- _INSTRUCTIONS FOR THE TASK_: Copy the data precisely, character for character, and leave out every picture.

- _DATA SHOWN_:
begin

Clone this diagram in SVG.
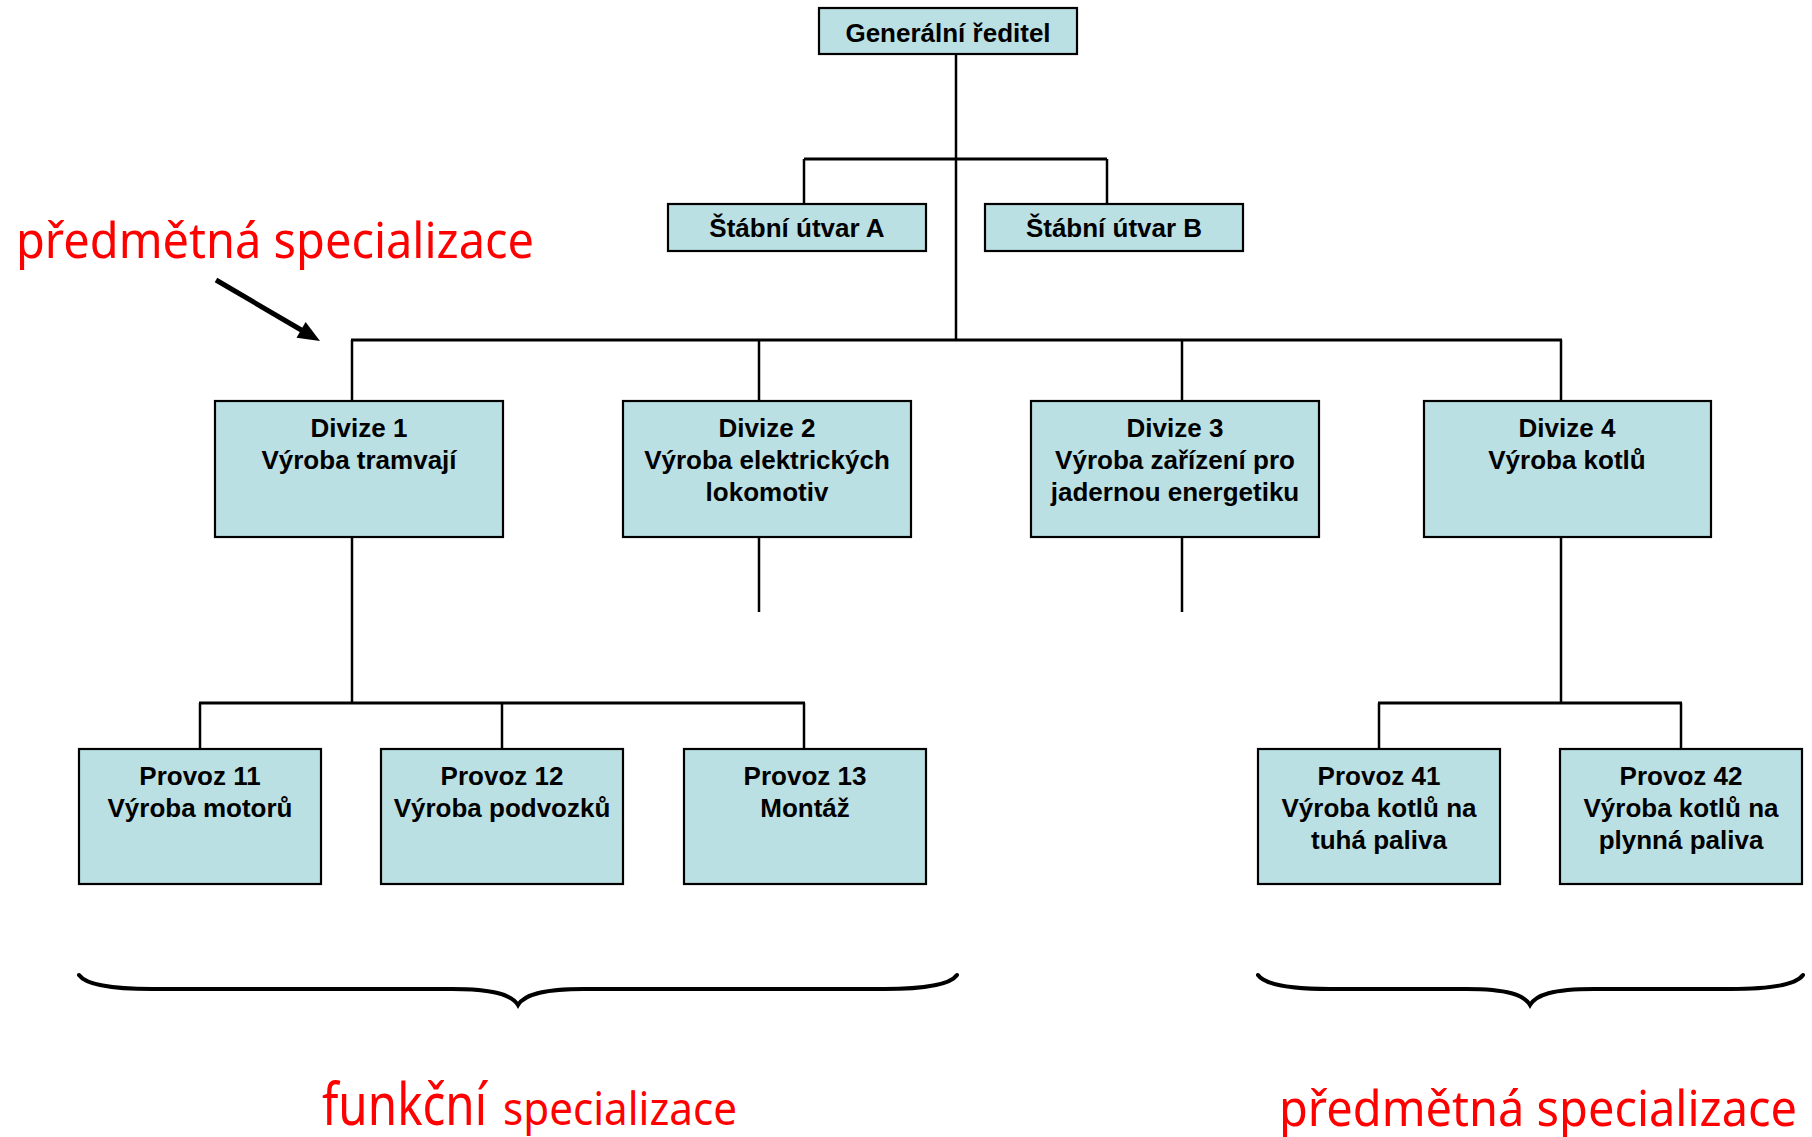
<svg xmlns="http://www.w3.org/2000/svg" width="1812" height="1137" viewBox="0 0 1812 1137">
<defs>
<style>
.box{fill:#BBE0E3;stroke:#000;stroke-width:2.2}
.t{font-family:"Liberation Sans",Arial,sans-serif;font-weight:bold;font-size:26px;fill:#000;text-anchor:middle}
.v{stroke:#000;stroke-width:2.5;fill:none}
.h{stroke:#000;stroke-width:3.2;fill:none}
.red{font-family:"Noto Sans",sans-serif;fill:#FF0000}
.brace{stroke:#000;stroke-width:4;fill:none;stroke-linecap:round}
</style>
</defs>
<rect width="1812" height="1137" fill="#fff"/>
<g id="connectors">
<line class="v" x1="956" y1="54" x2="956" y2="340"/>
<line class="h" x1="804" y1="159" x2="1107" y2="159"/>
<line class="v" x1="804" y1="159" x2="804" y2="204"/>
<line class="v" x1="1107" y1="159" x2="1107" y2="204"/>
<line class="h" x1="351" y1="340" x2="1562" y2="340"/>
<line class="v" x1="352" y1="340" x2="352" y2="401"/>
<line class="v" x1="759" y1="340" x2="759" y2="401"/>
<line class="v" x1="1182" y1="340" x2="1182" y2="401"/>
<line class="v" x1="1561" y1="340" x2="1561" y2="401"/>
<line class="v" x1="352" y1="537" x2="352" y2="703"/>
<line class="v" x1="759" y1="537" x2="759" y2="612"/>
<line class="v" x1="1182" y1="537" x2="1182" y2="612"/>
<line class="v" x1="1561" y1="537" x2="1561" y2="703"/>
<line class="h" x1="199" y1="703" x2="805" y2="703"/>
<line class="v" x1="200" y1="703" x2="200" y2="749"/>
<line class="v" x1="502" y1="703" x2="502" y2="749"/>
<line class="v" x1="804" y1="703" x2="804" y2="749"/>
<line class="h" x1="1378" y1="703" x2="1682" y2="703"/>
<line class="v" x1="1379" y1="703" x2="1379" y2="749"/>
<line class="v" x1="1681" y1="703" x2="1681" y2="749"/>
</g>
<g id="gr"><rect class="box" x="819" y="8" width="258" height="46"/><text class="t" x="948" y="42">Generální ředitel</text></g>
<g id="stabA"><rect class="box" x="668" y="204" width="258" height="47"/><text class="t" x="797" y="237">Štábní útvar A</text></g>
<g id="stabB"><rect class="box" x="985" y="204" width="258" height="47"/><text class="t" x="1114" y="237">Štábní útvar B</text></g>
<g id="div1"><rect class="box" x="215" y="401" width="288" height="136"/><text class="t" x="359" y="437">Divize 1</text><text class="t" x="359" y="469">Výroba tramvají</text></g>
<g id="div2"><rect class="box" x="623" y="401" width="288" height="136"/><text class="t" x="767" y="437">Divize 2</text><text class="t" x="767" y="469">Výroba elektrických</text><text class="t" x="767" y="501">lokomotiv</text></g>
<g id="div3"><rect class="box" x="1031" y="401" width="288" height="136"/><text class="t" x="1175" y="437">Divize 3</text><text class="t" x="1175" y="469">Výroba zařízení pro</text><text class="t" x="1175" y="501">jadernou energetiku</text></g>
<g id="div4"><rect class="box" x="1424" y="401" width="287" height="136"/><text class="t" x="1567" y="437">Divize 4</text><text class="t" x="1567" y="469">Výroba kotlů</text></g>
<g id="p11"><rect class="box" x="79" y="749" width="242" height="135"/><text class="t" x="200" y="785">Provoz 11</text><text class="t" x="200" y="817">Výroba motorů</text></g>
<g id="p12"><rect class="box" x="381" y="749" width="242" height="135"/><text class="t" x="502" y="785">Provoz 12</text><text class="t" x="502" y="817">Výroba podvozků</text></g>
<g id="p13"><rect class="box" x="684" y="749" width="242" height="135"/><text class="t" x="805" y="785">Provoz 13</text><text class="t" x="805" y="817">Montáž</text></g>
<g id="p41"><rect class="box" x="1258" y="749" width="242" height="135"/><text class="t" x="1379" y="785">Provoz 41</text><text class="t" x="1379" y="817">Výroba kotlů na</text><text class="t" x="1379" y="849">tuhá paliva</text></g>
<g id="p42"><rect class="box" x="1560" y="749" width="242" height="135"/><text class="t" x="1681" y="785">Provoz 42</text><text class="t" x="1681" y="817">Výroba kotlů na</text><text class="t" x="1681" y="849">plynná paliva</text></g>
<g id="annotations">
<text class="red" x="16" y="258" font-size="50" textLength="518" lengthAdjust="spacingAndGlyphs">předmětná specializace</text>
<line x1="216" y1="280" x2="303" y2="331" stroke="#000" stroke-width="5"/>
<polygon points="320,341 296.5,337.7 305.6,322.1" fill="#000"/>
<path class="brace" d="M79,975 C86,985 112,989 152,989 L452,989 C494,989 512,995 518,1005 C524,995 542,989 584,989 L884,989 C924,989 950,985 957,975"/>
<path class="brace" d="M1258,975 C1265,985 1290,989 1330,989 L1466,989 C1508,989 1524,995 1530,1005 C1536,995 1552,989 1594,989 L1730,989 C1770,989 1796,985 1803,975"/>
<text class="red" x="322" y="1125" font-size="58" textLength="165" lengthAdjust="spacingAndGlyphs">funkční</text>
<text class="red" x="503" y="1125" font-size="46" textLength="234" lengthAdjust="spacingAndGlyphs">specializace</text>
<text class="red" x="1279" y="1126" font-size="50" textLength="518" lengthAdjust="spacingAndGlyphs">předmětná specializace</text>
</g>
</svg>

end

- _COMPLETE OUTPUT_:
Clone this diagram in SVG.
<svg xmlns="http://www.w3.org/2000/svg" width="1812" height="1137" viewBox="0 0 1812 1137">
<defs>
<style>
.box{fill:#BBE0E3;stroke:#000;stroke-width:2.2}
.t{font-family:"Liberation Sans",Arial,sans-serif;font-weight:bold;font-size:26px;fill:#000;text-anchor:middle}
.v{stroke:#000;stroke-width:2.5;fill:none}
.h{stroke:#000;stroke-width:3.2;fill:none}
.red{font-family:"Noto Sans",sans-serif;fill:#FF0000}
.brace{stroke:#000;stroke-width:4;fill:none;stroke-linecap:round}
</style>
</defs>
<rect width="1812" height="1137" fill="#fff"/>
<g id="connectors">
<line class="v" x1="956" y1="54" x2="956" y2="340"/>
<line class="h" x1="804" y1="159" x2="1107" y2="159"/>
<line class="v" x1="804" y1="159" x2="804" y2="204"/>
<line class="v" x1="1107" y1="159" x2="1107" y2="204"/>
<line class="h" x1="351" y1="340" x2="1562" y2="340"/>
<line class="v" x1="352" y1="340" x2="352" y2="401"/>
<line class="v" x1="759" y1="340" x2="759" y2="401"/>
<line class="v" x1="1182" y1="340" x2="1182" y2="401"/>
<line class="v" x1="1561" y1="340" x2="1561" y2="401"/>
<line class="v" x1="352" y1="537" x2="352" y2="703"/>
<line class="v" x1="759" y1="537" x2="759" y2="612"/>
<line class="v" x1="1182" y1="537" x2="1182" y2="612"/>
<line class="v" x1="1561" y1="537" x2="1561" y2="703"/>
<line class="h" x1="199" y1="703" x2="805" y2="703"/>
<line class="v" x1="200" y1="703" x2="200" y2="749"/>
<line class="v" x1="502" y1="703" x2="502" y2="749"/>
<line class="v" x1="804" y1="703" x2="804" y2="749"/>
<line class="h" x1="1378" y1="703" x2="1682" y2="703"/>
<line class="v" x1="1379" y1="703" x2="1379" y2="749"/>
<line class="v" x1="1681" y1="703" x2="1681" y2="749"/>
</g>
<g id="gr"><rect class="box" x="819" y="8" width="258" height="46"/><text class="t" x="948" y="42">Generální ředitel</text></g>
<g id="stabA"><rect class="box" x="668" y="204" width="258" height="47"/><text class="t" x="797" y="237">Štábní útvar A</text></g>
<g id="stabB"><rect class="box" x="985" y="204" width="258" height="47"/><text class="t" x="1114" y="237">Štábní útvar B</text></g>
<g id="div1"><rect class="box" x="215" y="401" width="288" height="136"/><text class="t" x="359" y="437">Divize 1</text><text class="t" x="359" y="469">Výroba tramvají</text></g>
<g id="div2"><rect class="box" x="623" y="401" width="288" height="136"/><text class="t" x="767" y="437">Divize 2</text><text class="t" x="767" y="469">Výroba elektrických</text><text class="t" x="767" y="501">lokomotiv</text></g>
<g id="div3"><rect class="box" x="1031" y="401" width="288" height="136"/><text class="t" x="1175" y="437">Divize 3</text><text class="t" x="1175" y="469">Výroba zařízení pro</text><text class="t" x="1175" y="501">jadernou energetiku</text></g>
<g id="div4"><rect class="box" x="1424" y="401" width="287" height="136"/><text class="t" x="1567" y="437">Divize 4</text><text class="t" x="1567" y="469">Výroba kotlů</text></g>
<g id="p11"><rect class="box" x="79" y="749" width="242" height="135"/><text class="t" x="200" y="785">Provoz 11</text><text class="t" x="200" y="817">Výroba motorů</text></g>
<g id="p12"><rect class="box" x="381" y="749" width="242" height="135"/><text class="t" x="502" y="785">Provoz 12</text><text class="t" x="502" y="817">Výroba podvozků</text></g>
<g id="p13"><rect class="box" x="684" y="749" width="242" height="135"/><text class="t" x="805" y="785">Provoz 13</text><text class="t" x="805" y="817">Montáž</text></g>
<g id="p41"><rect class="box" x="1258" y="749" width="242" height="135"/><text class="t" x="1379" y="785">Provoz 41</text><text class="t" x="1379" y="817">Výroba kotlů na</text><text class="t" x="1379" y="849">tuhá paliva</text></g>
<g id="p42"><rect class="box" x="1560" y="749" width="242" height="135"/><text class="t" x="1681" y="785">Provoz 42</text><text class="t" x="1681" y="817">Výroba kotlů na</text><text class="t" x="1681" y="849">plynná paliva</text></g>
<g id="annotations">
<text class="red" x="16" y="258" font-size="50" textLength="518" lengthAdjust="spacingAndGlyphs">předmětná specializace</text>
<line x1="216" y1="280" x2="303" y2="331" stroke="#000" stroke-width="5"/>
<polygon points="320,341 296.5,337.7 305.6,322.1" fill="#000"/>
<path class="brace" d="M79,975 C86,985 112,989 152,989 L452,989 C494,989 512,995 518,1005 C524,995 542,989 584,989 L884,989 C924,989 950,985 957,975"/>
<path class="brace" d="M1258,975 C1265,985 1290,989 1330,989 L1466,989 C1508,989 1524,995 1530,1005 C1536,995 1552,989 1594,989 L1730,989 C1770,989 1796,985 1803,975"/>
<text class="red" x="322" y="1125" font-size="58" textLength="165" lengthAdjust="spacingAndGlyphs">funkční</text>
<text class="red" x="503" y="1125" font-size="46" textLength="234" lengthAdjust="spacingAndGlyphs">specializace</text>
<text class="red" x="1279" y="1126" font-size="50" textLength="518" lengthAdjust="spacingAndGlyphs">předmětná specializace</text>
</g>
</svg>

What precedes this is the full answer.